For Lisa Love, a special education teacher at H.L. Suverkrup Elementary School, space and astronomy have been longtime interests.

That’s why for the past two years she applied numerous times to attend a “NASA Social” event, where folks travel to NASA facilities and get to witness science in action, then share their experiences on social media.

After application number seven, though, she felt a little discouraged.

“I don’t have a ton of Twitter followers or Facebook followers like so many other people do, so I figured that might have had something to do with it,” she said.

But it seems the eighth time was the charm for Love, who was accepted and got to travel to the “space coast” in Florida to witness a rocket launch and tour Kennedy Space Center.

“I was really, really excited to find out,” she said.

The event that Love was set to attend was a test of the Orion spacecraft’s “launch abort system,” which makes sure that there is an escape route for astronauts in case of a catastrophic failure during liftoff.

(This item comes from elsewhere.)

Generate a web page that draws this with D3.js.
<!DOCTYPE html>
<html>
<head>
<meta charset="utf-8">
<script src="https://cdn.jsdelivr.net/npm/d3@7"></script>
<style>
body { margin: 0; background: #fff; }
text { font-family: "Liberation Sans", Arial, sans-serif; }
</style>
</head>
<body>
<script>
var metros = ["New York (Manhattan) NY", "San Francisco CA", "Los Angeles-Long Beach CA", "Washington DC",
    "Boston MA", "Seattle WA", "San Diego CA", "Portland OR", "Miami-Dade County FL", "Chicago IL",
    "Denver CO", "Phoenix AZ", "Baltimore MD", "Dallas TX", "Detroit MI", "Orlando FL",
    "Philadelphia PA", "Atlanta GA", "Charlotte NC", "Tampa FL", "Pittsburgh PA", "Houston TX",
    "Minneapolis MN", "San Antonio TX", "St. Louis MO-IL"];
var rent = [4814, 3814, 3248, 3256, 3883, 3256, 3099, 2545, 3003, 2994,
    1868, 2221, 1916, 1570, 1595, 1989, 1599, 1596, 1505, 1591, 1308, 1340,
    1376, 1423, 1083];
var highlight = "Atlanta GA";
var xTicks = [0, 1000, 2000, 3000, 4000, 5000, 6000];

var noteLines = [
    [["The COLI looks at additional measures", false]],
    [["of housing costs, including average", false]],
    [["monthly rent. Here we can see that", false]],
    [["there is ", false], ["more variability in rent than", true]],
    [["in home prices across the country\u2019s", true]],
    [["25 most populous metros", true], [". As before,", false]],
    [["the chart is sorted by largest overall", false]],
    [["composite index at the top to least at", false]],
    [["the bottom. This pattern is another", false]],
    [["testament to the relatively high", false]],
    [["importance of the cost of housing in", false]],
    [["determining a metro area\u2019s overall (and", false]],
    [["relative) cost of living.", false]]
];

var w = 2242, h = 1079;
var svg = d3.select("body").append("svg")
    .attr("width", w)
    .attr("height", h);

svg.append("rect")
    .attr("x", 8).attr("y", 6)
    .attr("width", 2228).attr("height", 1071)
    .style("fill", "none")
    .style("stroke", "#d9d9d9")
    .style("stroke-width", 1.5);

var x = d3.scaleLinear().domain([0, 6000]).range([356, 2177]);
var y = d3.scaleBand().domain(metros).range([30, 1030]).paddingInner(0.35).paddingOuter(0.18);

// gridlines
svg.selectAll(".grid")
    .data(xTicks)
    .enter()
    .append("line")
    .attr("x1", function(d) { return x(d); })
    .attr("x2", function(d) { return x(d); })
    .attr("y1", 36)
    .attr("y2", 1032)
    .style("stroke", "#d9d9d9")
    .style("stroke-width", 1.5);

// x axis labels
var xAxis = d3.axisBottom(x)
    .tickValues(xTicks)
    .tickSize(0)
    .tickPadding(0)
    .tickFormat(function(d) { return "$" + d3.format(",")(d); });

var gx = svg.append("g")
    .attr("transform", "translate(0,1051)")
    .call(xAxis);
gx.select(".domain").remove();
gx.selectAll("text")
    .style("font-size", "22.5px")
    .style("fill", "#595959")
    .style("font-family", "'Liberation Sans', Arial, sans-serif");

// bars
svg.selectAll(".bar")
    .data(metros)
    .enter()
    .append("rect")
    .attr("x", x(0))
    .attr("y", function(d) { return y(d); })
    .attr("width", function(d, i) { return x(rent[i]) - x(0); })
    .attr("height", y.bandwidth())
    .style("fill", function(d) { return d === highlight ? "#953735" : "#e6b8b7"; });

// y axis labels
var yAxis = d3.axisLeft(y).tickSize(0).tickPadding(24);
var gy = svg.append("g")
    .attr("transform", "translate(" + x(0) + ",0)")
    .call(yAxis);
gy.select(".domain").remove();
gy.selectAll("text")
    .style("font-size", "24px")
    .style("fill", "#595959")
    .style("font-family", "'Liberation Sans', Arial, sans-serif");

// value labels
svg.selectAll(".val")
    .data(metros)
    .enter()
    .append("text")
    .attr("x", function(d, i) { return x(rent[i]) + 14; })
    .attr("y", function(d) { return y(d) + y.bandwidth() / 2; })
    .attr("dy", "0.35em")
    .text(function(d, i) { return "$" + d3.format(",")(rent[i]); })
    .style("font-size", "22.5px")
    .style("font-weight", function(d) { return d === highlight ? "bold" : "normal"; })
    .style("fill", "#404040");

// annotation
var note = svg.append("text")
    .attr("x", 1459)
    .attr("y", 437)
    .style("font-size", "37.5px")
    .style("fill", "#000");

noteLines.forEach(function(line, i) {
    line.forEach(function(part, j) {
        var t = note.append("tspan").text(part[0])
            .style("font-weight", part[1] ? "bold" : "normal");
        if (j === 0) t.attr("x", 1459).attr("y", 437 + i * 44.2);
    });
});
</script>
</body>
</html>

She said that after she saw that it was a test, she “wasn’t sure what to expect,” but over the course of the experience, she gained some valuable insights.

In a blog post she wrote after the trip, she explained that NASA is “teaching us all how to be good earthlings.”

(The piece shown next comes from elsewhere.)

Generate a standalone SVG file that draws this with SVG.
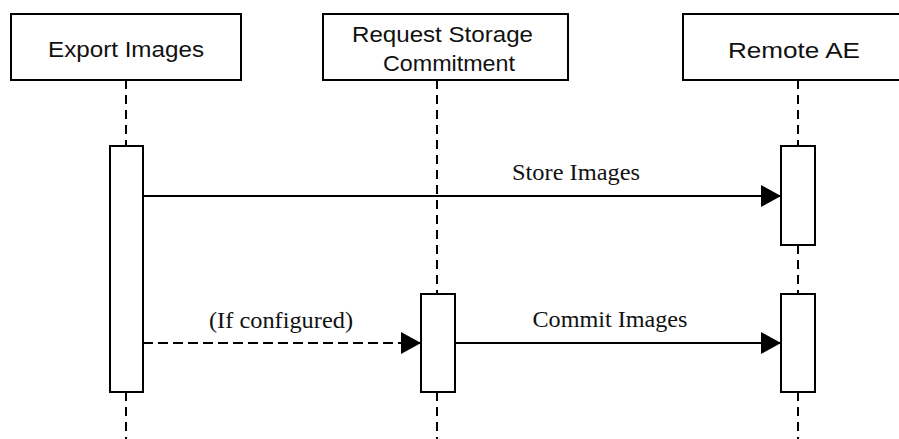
<svg xmlns="http://www.w3.org/2000/svg" width="899" height="439" viewBox="0 0 899 439">
<style>
.box{fill:#fff;stroke:#000;stroke-width:2}
.life{stroke:#000;stroke-width:2;stroke-dasharray:9 6;fill:none}
.msg{stroke:#000;stroke-width:2.2;fill:none}
.dash{stroke-dasharray:10 5}
.hd{font-family:"Liberation Sans",Arial,sans-serif;font-size:22.5px;fill:#111;text-anchor:middle}
.lbl{font-family:"Liberation Serif","Times New Roman",serif;font-size:23.5px;fill:#111;text-anchor:middle}
</style>
<defs>
<marker id="arr" markerUnits="userSpaceOnUse" markerWidth="22" markerHeight="24" refX="20" refY="11" orient="auto">
<path d="M0,0 L20,11 L0,22 Z" fill="#000"/>
</marker>
</defs>
<rect width="899" height="439" fill="#fff"/>
<g id="lifelines">
<line class="life" x1="126" y1="80" x2="126" y2="146"/>
<line class="life" x1="126" y1="392" x2="126" y2="439"/>
<line class="life" x1="437" y1="80" x2="437" y2="294"/>
<line class="life" x1="437" y1="392" x2="437" y2="439"/>
<line class="life" x1="798" y1="80" x2="798" y2="146"/>
<line class="life" x1="798" y1="245" x2="798" y2="294"/>
<line class="life" x1="798" y1="392" x2="798" y2="439"/>
</g>
<g id="export-images">
<rect class="box" x="11" y="14" width="230" height="66"/>
<text class="hd" x="126" y="57" textLength="156" lengthAdjust="spacingAndGlyphs">Export Images</text>
<rect class="box" x="110" y="146" width="33" height="246"/>
</g>
<g id="request-storage-commitment">
<rect class="box" x="323" y="14" width="245" height="66"/>
<text class="hd" x="442.5" y="42" textLength="181" lengthAdjust="spacingAndGlyphs">Request Storage</text>
<text class="hd" x="449" y="71" textLength="132" lengthAdjust="spacingAndGlyphs">Commitment</text>
<rect class="box" x="421" y="294" width="34" height="98"/>
</g>
<g id="remote-ae">
<rect class="box" x="683" y="14" width="230" height="66"/>
<text class="hd" x="794" y="58" textLength="132" lengthAdjust="spacingAndGlyphs">Remote AE</text>
<rect class="box" x="781" y="146" width="34" height="99"/>
<rect class="box" x="781" y="294" width="34" height="98"/>
</g>
<g id="connectors">
<line class="msg" x1="143" y1="196" x2="781" y2="196" marker-end="url(#arr)"/>
<text class="lbl" x="576" y="180" textLength="128" lengthAdjust="spacingAndGlyphs">Store Images</text>
<line class="msg dash" x1="143" y1="343" x2="421" y2="343" marker-end="url(#arr)"/>
<text class="lbl" x="281" y="328" textLength="144" lengthAdjust="spacingAndGlyphs">(If configured)</text>
<line class="msg" x1="455" y1="343" x2="781" y2="343" marker-end="url(#arr)"/>
<text class="lbl" x="610" y="327" textLength="155" lengthAdjust="spacingAndGlyphs">Commit Images</text>
</g>
</svg>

She said that people can learn a lot about mistakes and how to prepare for them from the test.

“Have a Launch Abort System for your words and actions,” she wrote.

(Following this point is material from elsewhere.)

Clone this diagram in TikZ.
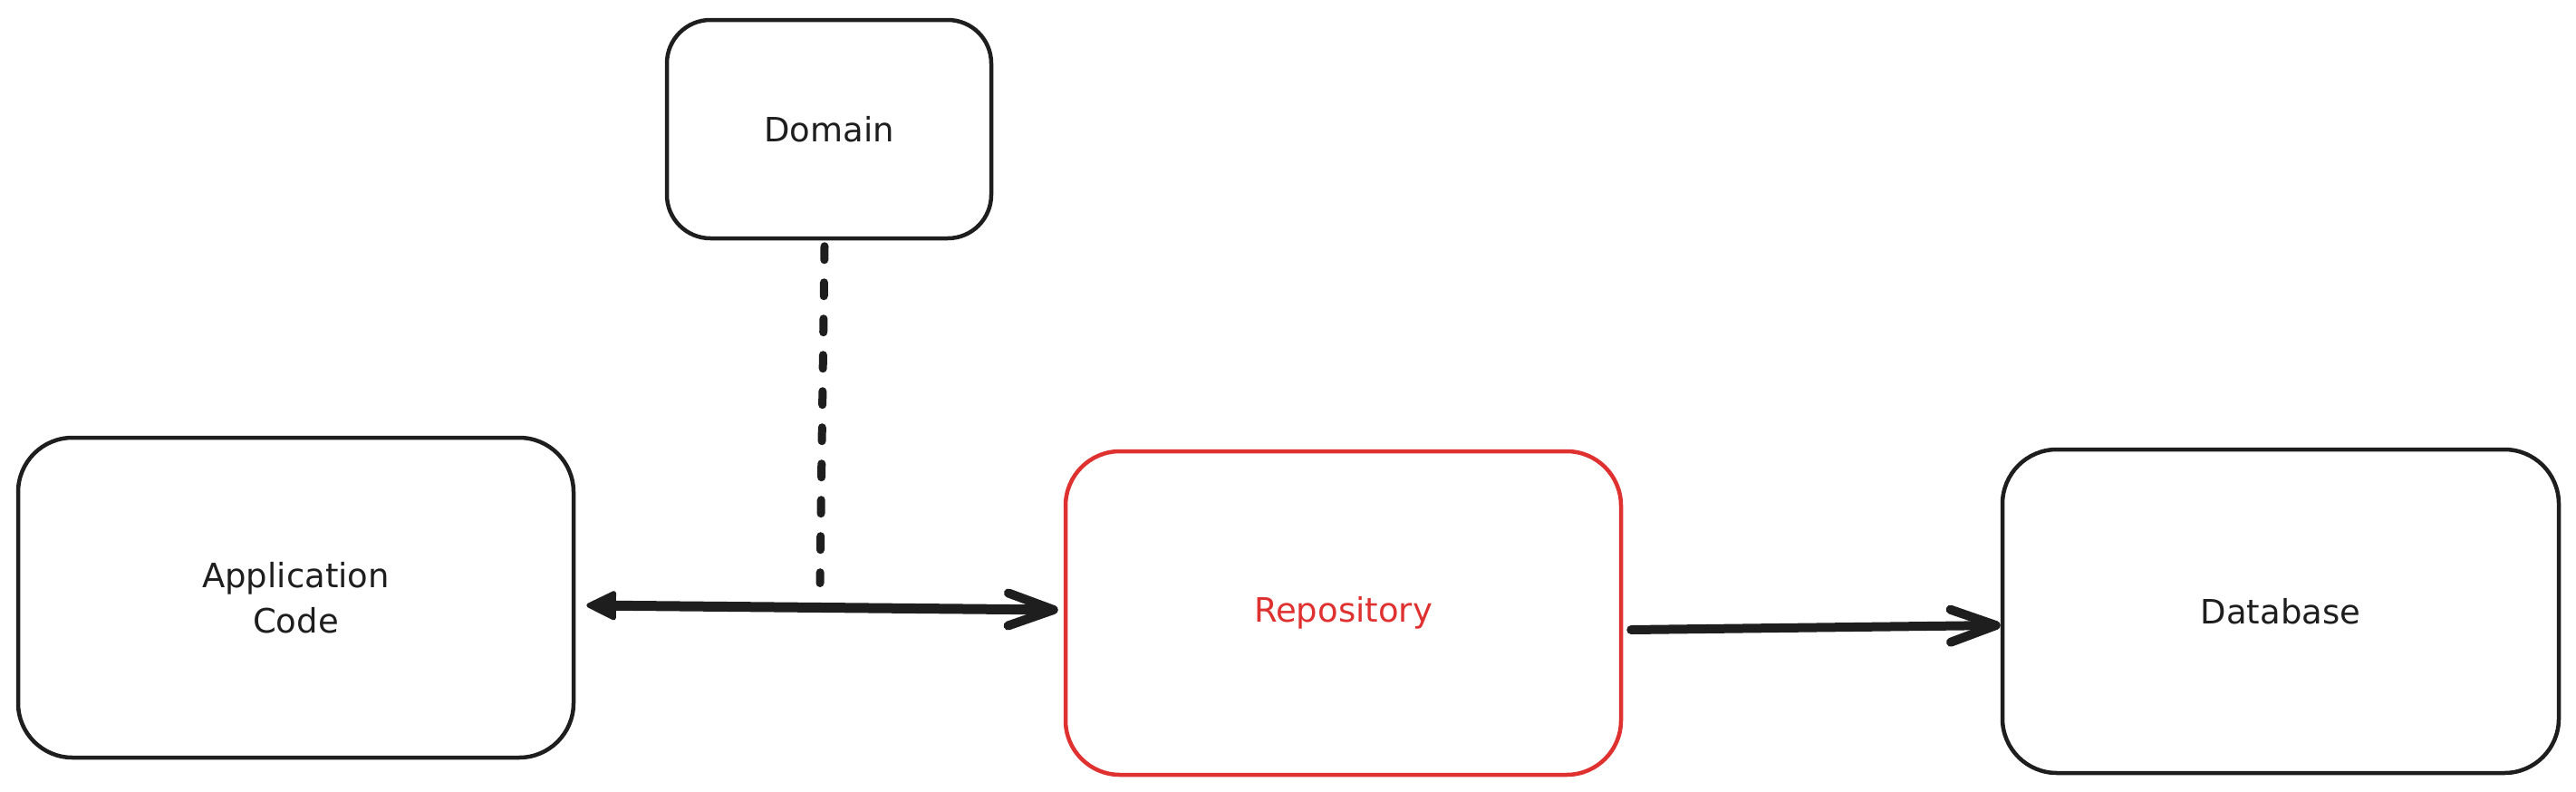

Love said that watching the launch was an incredible experience, and she plans to tell her students about the experience when she gets back into the classroom at the end of the month.

This isn’t the first time that Love has shared some out-of-this-world experiences with students at H.L. Suverkrup, though.

Three years ago, she introduced Principal Trish Valentin to another NASA program where people can register to get their names etched microscopically onto a silicon chip inside of a rover headed to Mars.

And soon enough the whole school got their “boarding passes” and their names were enroute to the red planet.

She also wrote a letter to NASA that landed her school a live video call with the folks on the International Space Station, where kids got to ask astronauts questions and learn what life orbiting the earth is like.

“It just seemed like the whole school was floating around the earth for the next three days, because it was just incredible,” Love said.

Valentin said that it was the “experience of a lifetime.”

Love’s passion for space and persistence when it comes to getting kids excited about the subject has had a big effect on the school, too, according to Valentin.

“As you walk around campus you can hear students talking about NASA and astronomy,” she said. “Teachers are incorporating space into their lessons.

“This has helped our students to see a world outside of Yuma.”

And even though astronomy and space has been a passion of Love’s for a long time, she said that introducing it to students has brought a whole new meaning to the subject.

“I think that, at least for the students that I’ve worked with, because so many of them had never really looked up at the stars at night and never had that experience, I started to develop this feeling like I just want to give them a reason to look up,” Love said. “I want to give them a reason to look up and dream.”